TASK BRIEF:
Your output is the lines from the first one to the one containing "(v120) at (599,333)", repeated exactly, with images left out.

COLLECTED MATERIAL:
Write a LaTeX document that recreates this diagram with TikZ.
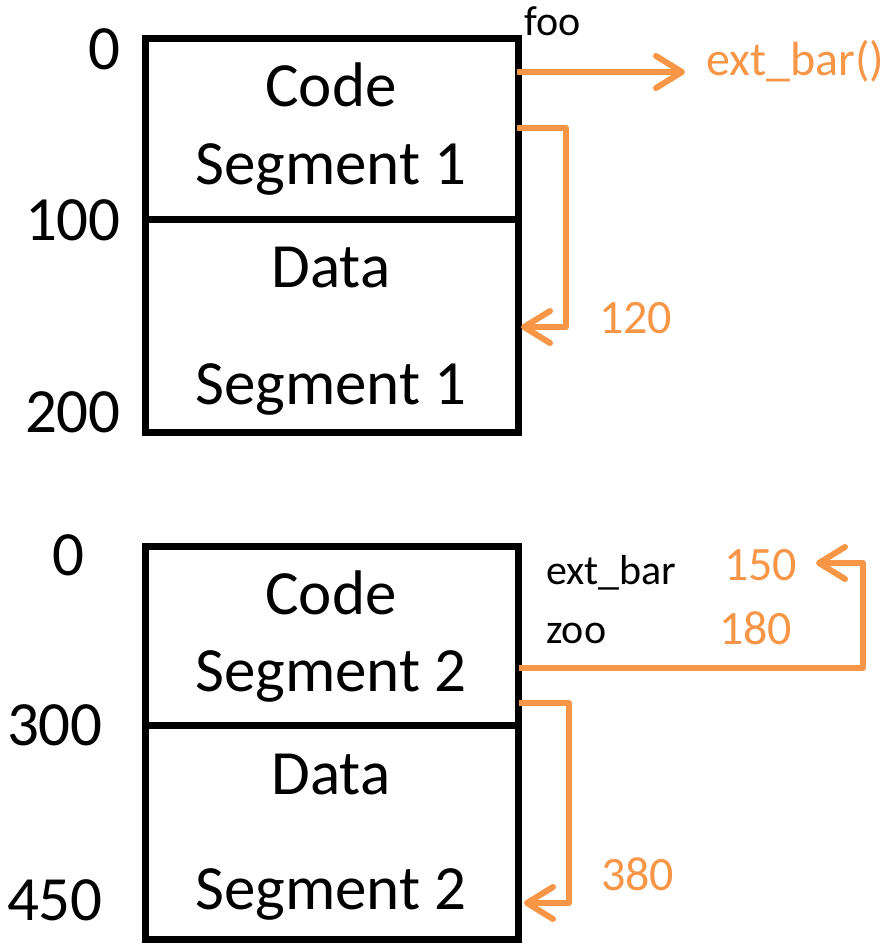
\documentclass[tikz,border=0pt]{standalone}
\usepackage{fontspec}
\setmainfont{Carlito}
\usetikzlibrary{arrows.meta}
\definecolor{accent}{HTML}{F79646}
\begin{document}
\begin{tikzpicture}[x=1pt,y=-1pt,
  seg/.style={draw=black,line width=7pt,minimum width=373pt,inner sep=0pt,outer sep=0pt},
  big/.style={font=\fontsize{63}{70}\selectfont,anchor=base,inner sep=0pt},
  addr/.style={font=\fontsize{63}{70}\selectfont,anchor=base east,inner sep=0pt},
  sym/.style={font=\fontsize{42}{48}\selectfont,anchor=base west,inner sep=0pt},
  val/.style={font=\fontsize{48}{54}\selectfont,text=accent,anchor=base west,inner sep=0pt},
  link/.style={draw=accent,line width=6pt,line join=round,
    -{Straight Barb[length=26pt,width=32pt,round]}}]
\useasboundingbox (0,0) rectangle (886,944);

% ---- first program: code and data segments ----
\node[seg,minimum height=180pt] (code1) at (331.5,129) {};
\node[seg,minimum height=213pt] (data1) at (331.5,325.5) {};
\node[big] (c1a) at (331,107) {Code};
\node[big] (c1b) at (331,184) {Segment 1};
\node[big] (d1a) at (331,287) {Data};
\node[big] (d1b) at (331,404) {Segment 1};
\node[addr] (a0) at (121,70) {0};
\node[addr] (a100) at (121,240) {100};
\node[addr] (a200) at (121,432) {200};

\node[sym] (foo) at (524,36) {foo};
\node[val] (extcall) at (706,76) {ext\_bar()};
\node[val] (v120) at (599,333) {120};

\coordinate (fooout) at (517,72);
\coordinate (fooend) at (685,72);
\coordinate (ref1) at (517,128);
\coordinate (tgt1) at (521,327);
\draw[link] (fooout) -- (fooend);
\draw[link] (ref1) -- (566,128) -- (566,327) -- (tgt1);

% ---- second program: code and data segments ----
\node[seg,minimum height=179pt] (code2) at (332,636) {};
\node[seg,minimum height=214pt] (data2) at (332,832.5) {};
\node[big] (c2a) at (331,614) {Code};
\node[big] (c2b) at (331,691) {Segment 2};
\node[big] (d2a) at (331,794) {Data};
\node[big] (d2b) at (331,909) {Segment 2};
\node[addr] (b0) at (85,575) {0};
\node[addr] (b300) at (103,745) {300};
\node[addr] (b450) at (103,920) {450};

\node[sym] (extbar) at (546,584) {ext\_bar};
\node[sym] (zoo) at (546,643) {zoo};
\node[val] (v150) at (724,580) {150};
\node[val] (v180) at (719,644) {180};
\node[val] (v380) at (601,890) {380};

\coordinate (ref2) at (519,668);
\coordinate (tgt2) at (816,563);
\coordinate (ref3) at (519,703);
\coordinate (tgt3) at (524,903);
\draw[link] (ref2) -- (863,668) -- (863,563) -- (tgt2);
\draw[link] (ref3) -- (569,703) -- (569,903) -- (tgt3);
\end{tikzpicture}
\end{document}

TASK ANSWER:
Write a LaTeX document that recreates this diagram with TikZ.
\documentclass[tikz,border=0pt]{standalone}
\usepackage{fontspec}
\setmainfont{Carlito}
\usetikzlibrary{arrows.meta}
\definecolor{accent}{HTML}{F79646}
\begin{document}
\begin{tikzpicture}[x=1pt,y=-1pt,
  seg/.style={draw=black,line width=7pt,minimum width=373pt,inner sep=0pt,outer sep=0pt},
  big/.style={font=\fontsize{63}{70}\selectfont,anchor=base,inner sep=0pt},
  addr/.style={font=\fontsize{63}{70}\selectfont,anchor=base east,inner sep=0pt},
  sym/.style={font=\fontsize{42}{48}\selectfont,anchor=base west,inner sep=0pt},
  val/.style={font=\fontsize{48}{54}\selectfont,text=accent,anchor=base west,inner sep=0pt},
  link/.style={draw=accent,line width=6pt,line join=round,
    -{Straight Barb[length=26pt,width=32pt,round]}}]
\useasboundingbox (0,0) rectangle (886,944);

% ---- first program: code and data segments ----
\node[seg,minimum height=180pt] (code1) at (331.5,129) {};
\node[seg,minimum height=213pt] (data1) at (331.5,325.5) {};
\node[big] (c1a) at (331,107) {Code};
\node[big] (c1b) at (331,184) {Segment 1};
\node[big] (d1a) at (331,287) {Data};
\node[big] (d1b) at (331,404) {Segment 1};
\node[addr] (a0) at (121,70) {0};
\node[addr] (a100) at (121,240) {100};
\node[addr] (a200) at (121,432) {200};

\node[sym] (foo) at (524,36) {foo};
\node[val] (extcall) at (706,76) {ext\_bar()};
\node[val] (v120) at (599,333) {120};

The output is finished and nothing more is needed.